[WHAT THIS TASK INVOLVES]
All of the listing below must be repeated word for word. Pictures are the only thing to omit.

[AVAILABLE DATA]
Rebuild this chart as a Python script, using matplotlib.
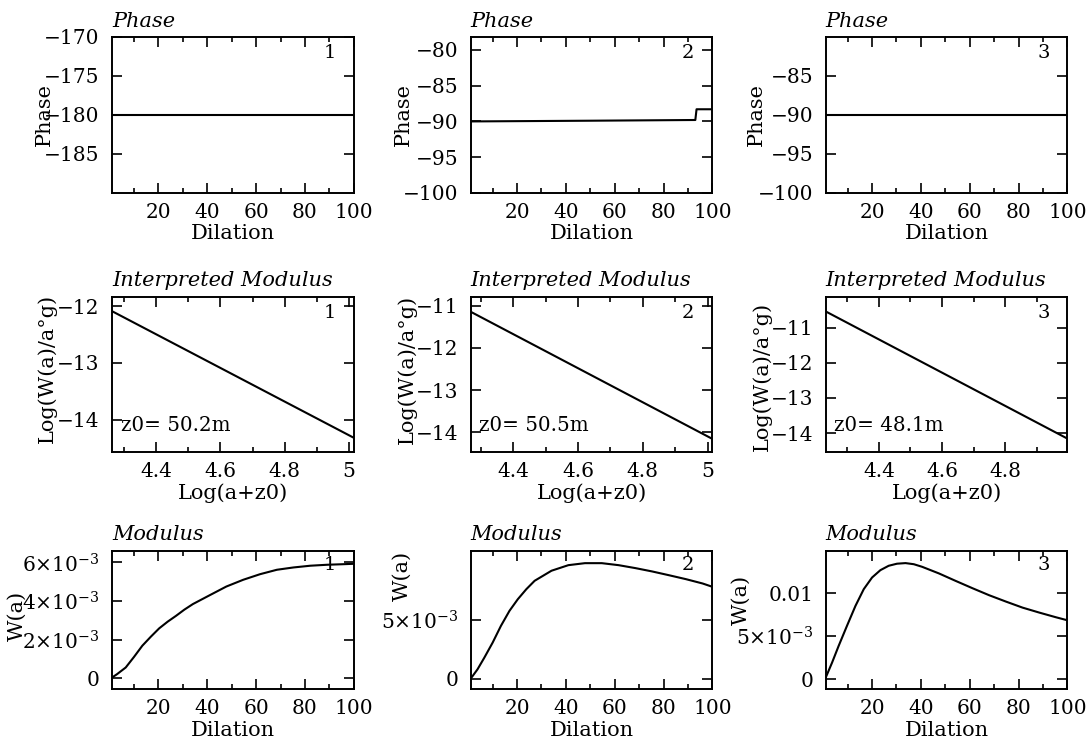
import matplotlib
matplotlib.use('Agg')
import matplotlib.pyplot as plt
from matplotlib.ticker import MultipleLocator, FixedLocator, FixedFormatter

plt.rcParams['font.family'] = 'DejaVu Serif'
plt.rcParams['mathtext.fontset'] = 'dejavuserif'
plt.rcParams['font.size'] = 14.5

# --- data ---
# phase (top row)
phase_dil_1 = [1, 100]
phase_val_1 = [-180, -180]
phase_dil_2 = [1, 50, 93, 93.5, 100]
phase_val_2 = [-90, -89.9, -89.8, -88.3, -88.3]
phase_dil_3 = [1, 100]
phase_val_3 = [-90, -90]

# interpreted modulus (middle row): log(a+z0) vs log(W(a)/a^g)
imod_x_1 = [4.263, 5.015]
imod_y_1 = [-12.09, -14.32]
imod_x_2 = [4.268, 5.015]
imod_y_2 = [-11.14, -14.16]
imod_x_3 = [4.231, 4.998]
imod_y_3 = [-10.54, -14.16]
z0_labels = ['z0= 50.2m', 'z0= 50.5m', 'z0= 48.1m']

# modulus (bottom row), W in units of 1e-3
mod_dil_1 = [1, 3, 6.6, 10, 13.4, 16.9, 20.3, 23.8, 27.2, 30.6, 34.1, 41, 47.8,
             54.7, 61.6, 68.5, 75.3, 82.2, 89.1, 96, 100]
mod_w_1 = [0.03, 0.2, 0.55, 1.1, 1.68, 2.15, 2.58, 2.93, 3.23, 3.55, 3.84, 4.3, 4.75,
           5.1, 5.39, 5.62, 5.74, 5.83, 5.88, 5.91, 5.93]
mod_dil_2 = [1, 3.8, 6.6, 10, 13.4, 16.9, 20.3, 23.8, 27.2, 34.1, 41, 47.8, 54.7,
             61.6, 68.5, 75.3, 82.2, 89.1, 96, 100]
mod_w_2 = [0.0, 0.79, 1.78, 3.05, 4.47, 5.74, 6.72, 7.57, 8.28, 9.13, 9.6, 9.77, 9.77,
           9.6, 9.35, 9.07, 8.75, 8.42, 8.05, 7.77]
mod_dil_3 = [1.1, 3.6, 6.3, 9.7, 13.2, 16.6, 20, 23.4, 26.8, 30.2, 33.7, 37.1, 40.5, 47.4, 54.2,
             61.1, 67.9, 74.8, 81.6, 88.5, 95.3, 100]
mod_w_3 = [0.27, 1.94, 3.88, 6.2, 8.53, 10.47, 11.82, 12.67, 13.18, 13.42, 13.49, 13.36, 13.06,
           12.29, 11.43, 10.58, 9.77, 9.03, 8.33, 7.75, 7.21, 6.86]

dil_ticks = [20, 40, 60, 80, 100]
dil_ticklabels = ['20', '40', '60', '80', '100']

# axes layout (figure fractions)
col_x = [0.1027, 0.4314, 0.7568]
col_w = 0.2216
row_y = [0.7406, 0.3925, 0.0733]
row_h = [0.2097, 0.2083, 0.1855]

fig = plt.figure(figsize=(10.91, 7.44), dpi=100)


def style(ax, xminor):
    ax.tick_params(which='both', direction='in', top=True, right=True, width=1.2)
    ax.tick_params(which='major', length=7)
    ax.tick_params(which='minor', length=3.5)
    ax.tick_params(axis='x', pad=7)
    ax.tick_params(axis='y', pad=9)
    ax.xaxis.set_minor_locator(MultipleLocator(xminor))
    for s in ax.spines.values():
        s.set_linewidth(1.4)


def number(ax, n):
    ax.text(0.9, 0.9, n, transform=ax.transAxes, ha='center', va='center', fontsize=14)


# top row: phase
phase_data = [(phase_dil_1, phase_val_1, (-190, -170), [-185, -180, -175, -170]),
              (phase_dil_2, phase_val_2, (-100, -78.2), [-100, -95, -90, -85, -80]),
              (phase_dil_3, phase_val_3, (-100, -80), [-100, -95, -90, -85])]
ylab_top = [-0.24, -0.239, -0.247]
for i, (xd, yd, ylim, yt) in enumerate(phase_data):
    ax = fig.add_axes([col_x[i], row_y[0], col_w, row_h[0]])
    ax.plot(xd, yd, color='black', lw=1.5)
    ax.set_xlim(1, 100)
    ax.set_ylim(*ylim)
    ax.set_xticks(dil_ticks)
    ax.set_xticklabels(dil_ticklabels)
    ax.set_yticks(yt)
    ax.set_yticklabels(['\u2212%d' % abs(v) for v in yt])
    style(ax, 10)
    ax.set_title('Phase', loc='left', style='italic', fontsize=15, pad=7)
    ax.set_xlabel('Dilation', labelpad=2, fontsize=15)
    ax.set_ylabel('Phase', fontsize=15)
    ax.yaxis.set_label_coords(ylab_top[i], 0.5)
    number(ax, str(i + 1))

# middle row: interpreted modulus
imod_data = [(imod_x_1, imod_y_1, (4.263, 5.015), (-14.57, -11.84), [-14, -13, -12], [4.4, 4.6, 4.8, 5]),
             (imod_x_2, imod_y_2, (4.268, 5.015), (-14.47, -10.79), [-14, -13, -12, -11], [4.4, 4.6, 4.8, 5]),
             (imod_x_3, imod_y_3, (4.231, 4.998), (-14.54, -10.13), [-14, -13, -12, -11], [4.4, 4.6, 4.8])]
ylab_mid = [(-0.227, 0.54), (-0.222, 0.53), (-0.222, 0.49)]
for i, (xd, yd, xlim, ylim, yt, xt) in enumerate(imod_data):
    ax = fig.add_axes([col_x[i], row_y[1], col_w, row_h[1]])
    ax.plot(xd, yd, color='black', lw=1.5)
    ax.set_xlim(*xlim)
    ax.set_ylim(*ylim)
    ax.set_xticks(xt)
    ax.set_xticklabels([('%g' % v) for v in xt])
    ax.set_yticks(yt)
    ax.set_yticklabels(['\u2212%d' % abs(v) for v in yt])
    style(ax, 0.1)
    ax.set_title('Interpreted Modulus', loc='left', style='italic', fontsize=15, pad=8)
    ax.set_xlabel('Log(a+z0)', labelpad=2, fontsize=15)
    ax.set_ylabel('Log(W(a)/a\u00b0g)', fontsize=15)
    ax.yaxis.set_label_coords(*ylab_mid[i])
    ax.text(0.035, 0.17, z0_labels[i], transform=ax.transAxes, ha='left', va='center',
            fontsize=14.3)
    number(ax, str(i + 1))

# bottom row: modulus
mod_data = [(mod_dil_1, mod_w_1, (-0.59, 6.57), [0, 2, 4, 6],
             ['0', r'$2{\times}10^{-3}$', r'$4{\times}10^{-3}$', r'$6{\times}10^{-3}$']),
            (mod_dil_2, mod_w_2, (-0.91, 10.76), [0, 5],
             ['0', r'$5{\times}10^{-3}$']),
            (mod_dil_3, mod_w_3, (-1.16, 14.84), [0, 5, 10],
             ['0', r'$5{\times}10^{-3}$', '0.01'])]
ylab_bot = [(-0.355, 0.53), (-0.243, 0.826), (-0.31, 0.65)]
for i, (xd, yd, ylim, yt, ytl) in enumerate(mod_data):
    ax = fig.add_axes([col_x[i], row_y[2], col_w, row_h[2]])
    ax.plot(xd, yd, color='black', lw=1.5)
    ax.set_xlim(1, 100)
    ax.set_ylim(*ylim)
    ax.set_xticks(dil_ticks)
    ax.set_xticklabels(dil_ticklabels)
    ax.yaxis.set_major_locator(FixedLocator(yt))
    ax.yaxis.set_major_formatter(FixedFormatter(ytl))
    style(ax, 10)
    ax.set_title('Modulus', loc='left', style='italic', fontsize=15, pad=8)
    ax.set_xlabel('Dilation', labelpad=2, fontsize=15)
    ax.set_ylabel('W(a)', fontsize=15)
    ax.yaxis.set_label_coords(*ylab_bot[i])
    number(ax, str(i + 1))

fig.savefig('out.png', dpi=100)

[SOLUTION TO THIS EXERCISE]
Rebuild this chart as a Python script, using matplotlib.
import matplotlib
matplotlib.use('Agg')
import matplotlib.pyplot as plt
from matplotlib.ticker import MultipleLocator, FixedLocator, FixedFormatter

plt.rcParams['font.family'] = 'DejaVu Serif'
plt.rcParams['mathtext.fontset'] = 'dejavuserif'
plt.rcParams['font.size'] = 14.5

# --- data ---
# phase (top row)
phase_dil_1 = [1, 100]
phase_val_1 = [-180, -180]
phase_dil_2 = [1, 50, 93, 93.5, 100]
phase_val_2 = [-90, -89.9, -89.8, -88.3, -88.3]
phase_dil_3 = [1, 100]
phase_val_3 = [-90, -90]

# interpreted modulus (middle row): log(a+z0) vs log(W(a)/a^g)
imod_x_1 = [4.263, 5.015]
imod_y_1 = [-12.09, -14.32]
imod_x_2 = [4.268, 5.015]
imod_y_2 = [-11.14, -14.16]
imod_x_3 = [4.231, 4.998]
imod_y_3 = [-10.54, -14.16]
z0_labels = ['z0= 50.2m', 'z0= 50.5m', 'z0= 48.1m']

# modulus (bottom row), W in units of 1e-3
mod_dil_1 = [1, 3, 6.6, 10, 13.4, 16.9, 20.3, 23.8, 27.2, 30.6, 34.1, 41, 47.8,
             54.7, 61.6, 68.5, 75.3, 82.2, 89.1, 96, 100]
mod_w_1 = [0.03, 0.2, 0.55, 1.1, 1.68, 2.15, 2.58, 2.93, 3.23, 3.55, 3.84, 4.3, 4.75,
           5.1, 5.39, 5.62, 5.74, 5.83, 5.88, 5.91, 5.93]
mod_dil_2 = [1, 3.8, 6.6, 10, 13.4, 16.9, 20.3, 23.8, 27.2, 34.1, 41, 47.8, 54.7,
             61.6, 68.5, 75.3, 82.2, 89.1, 96, 100]
mod_w_2 = [0.0, 0.79, 1.78, 3.05, 4.47, 5.74, 6.72, 7.57, 8.28, 9.13, 9.6, 9.77, 9.77,
           9.6, 9.35, 9.07, 8.75, 8.42, 8.05, 7.77]
mod_dil_3 = [1.1, 3.6, 6.3, 9.7, 13.2, 16.6, 20, 23.4, 26.8, 30.2, 33.7, 37.1, 40.5, 47.4, 54.2,
             61.1, 67.9, 74.8, 81.6, 88.5, 95.3, 100]
mod_w_3 = [0.27, 1.94, 3.88, 6.2, 8.53, 10.47, 11.82, 12.67, 13.18, 13.42, 13.49, 13.36, 13.06,
           12.29, 11.43, 10.58, 9.77, 9.03, 8.33, 7.75, 7.21, 6.86]

dil_ticks = [20, 40, 60, 80, 100]
dil_ticklabels = ['20', '40', '60', '80', '100']

# axes layout (figure fractions)
col_x = [0.1027, 0.4314, 0.7568]
col_w = 0.2216
row_y = [0.7406, 0.3925, 0.0733]
row_h = [0.2097, 0.2083, 0.1855]

fig = plt.figure(figsize=(10.91, 7.44), dpi=100)


def style(ax, xminor):
    ax.tick_params(which='both', direction='in', top=True, right=True, width=1.2)
    ax.tick_params(which='major', length=7)
    ax.tick_params(which='minor', length=3.5)
    ax.tick_params(axis='x', pad=7)
    ax.tick_params(axis='y', pad=9)
    ax.xaxis.set_minor_locator(MultipleLocator(xminor))
    for s in ax.spines.values():
        s.set_linewidth(1.4)


def number(ax, n):
    ax.text(0.9, 0.9, n, transform=ax.transAxes, ha='center', va='center', fontsize=14)


# top row: phase
phase_data = [(phase_dil_1, phase_val_1, (-190, -170), [-185, -180, -175, -170]),
              (phase_dil_2, phase_val_2, (-100, -78.2), [-100, -95, -90, -85, -80]),
              (phase_dil_3, phase_val_3, (-100, -80), [-100, -95, -90, -85])]
ylab_top = [-0.24, -0.239, -0.247]
for i, (xd, yd, ylim, yt) in enumerate(phase_data):
    ax = fig.add_axes([col_x[i], row_y[0], col_w, row_h[0]])
    ax.plot(xd, yd, color='black', lw=1.5)
    ax.set_xlim(1, 100)
    ax.set_ylim(*ylim)
    ax.set_xticks(dil_ticks)
    ax.set_xticklabels(dil_ticklabels)
    ax.set_yticks(yt)
    ax.set_yticklabels(['\u2212%d' % abs(v) for v in yt])
    style(ax, 10)
    ax.set_title('Phase', loc='left', style='italic', fontsize=15, pad=7)
    ax.set_xlabel('Dilation', labelpad=2, fontsize=15)
    ax.set_ylabel('Phase', fontsize=15)
    ax.yaxis.set_label_coords(ylab_top[i], 0.5)
    number(ax, str(i + 1))

# middle row: interpreted modulus
imod_data = [(imod_x_1, imod_y_1, (4.263, 5.015), (-14.57, -11.84), [-14, -13, -12], [4.4, 4.6, 4.8, 5]),
             (imod_x_2, imod_y_2, (4.268, 5.015), (-14.47, -10.79), [-14, -13, -12, -11], [4.4, 4.6, 4.8, 5]),
             (imod_x_3, imod_y_3, (4.231, 4.998), (-14.54, -10.13), [-14, -13, -12, -11], [4.4, 4.6, 4.8])]
ylab_mid = [(-0.227, 0.54), (-0.222, 0.53), (-0.222, 0.49)]
for i, (xd, yd, xlim, ylim, yt, xt) in enumerate(imod_data):
    ax = fig.add_axes([col_x[i], row_y[1], col_w, row_h[1]])
    ax.plot(xd, yd, color='black', lw=1.5)
    ax.set_xlim(*xlim)
    ax.set_ylim(*ylim)
    ax.set_xticks(xt)
    ax.set_xticklabels([('%g' % v) for v in xt])
    ax.set_yticks(yt)
    ax.set_yticklabels(['\u2212%d' % abs(v) for v in yt])
    style(ax, 0.1)
    ax.set_title('Interpreted Modulus', loc='left', style='italic', fontsize=15, pad=8)
    ax.set_xlabel('Log(a+z0)', labelpad=2, fontsize=15)
    ax.set_ylabel('Log(W(a)/a\u00b0g)', fontsize=15)
    ax.yaxis.set_label_coords(*ylab_mid[i])
    ax.text(0.035, 0.17, z0_labels[i], transform=ax.transAxes, ha='left', va='center',
            fontsize=14.3)
    number(ax, str(i + 1))

# bottom row: modulus
mod_data = [(mod_dil_1, mod_w_1, (-0.59, 6.57), [0, 2, 4, 6],
             ['0', r'$2{\times}10^{-3}$', r'$4{\times}10^{-3}$', r'$6{\times}10^{-3}$']),
            (mod_dil_2, mod_w_2, (-0.91, 10.76), [0, 5],
             ['0', r'$5{\times}10^{-3}$']),
            (mod_dil_3, mod_w_3, (-1.16, 14.84), [0, 5, 10],
             ['0', r'$5{\times}10^{-3}$', '0.01'])]
ylab_bot = [(-0.355, 0.53), (-0.243, 0.826), (-0.31, 0.65)]
for i, (xd, yd, ylim, yt, ytl) in enumerate(mod_data):
    ax = fig.add_axes([col_x[i], row_y[2], col_w, row_h[2]])
    ax.plot(xd, yd, color='black', lw=1.5)
    ax.set_xlim(1, 100)
    ax.set_ylim(*ylim)
    ax.set_xticks(dil_ticks)
    ax.set_xticklabels(dil_ticklabels)
    ax.yaxis.set_major_locator(FixedLocator(yt))
    ax.yaxis.set_major_formatter(FixedFormatter(ytl))
    style(ax, 10)
    ax.set_title('Modulus', loc='left', style='italic', fontsize=15, pad=8)
    ax.set_xlabel('Dilation', labelpad=2, fontsize=15)
    ax.set_ylabel('W(a)', fontsize=15)
    ax.yaxis.set_label_coords(*ylab_bot[i])
    number(ax, str(i + 1))

fig.savefig('out.png', dpi=100)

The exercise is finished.